There’s a European tradition of meeting at a public place for a group discussion of important topics. Those interested in philosophy may attend a café philo, and those interested in science may go to a café scientifique. At one of these meetings, members of the community can exchange ideas, thus broadening everyone’s horizons. These cafés are what inspired Bernard Crettaz, a Swiss sociologist, to develop the idea of a café mortel, or Death Café. In 2010, after Jon Underwood of London read the work of Crettaz, he immediately set up his first Death Café.
“When people sit down to talk about death, the pretense kind of falls away, and people talk very openly and authentically,” Underwood said. According to Underwood, Death Cafés have consisted of elderly people, young couples and even small children brought by their parents to help them understand a death they have experienced.
Death is one of those things that we all have to deal with and learn to accept, but are never really taught about. In middle school and high school we take classes aimed at teaching us how to appropriately and effectively deal with other life experiences, such as health, exercise, sex education, technology, cooking, nutrition, writing checks and laws. I’m not saying there needs to be an entire class devoted to death, but the conversation needs to be placed on the table.
Death Cafés provide a place for people who wish to talk about death or get other people’s perspectives on it. Some people may be too afraid to offend someone or create an awkward situation by just talking to a friend or family member about death. Death Cafés could be a great place for children to go after they have experienced their first death, whether it is a pet or a grandparent. Maybe parents should take it one step further and explain death to their children before they ever experience it, and by making death seem normal, which in reality it is, we can all be more comfortable with it and feel better about it when it comes.

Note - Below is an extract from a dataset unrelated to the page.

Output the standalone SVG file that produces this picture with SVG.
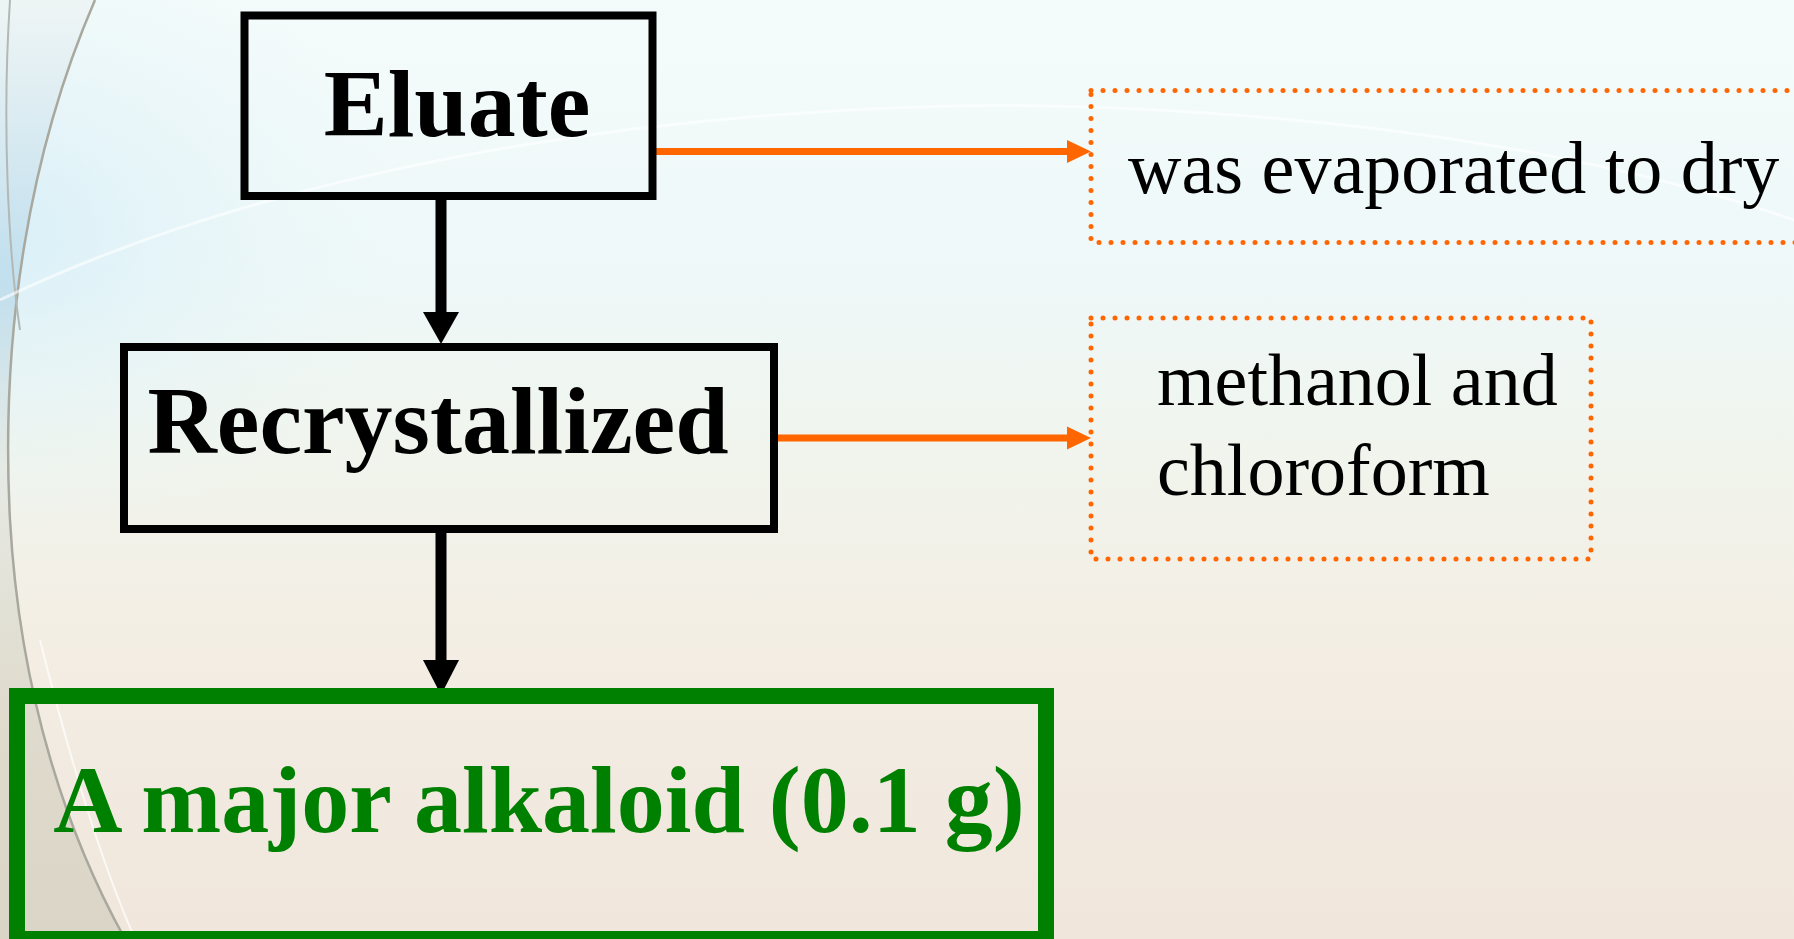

Death is usually avoided in everyday conversation because most people just don’t know how to confront it and, therefore, just subconsciously deny it will ever happen. Sure, we all know we will die one day, but thinking of yourself actually dying can at times be impossible to fathom. Albus Dumbledore once called death “the next great adventure,” and whether you believe in an afterlife or not doesn’t matter because death is an event in every person’s life. If we can truly capture what this means, maybe we can transform how we think about it from a tragedy to a celebration of that person’s life.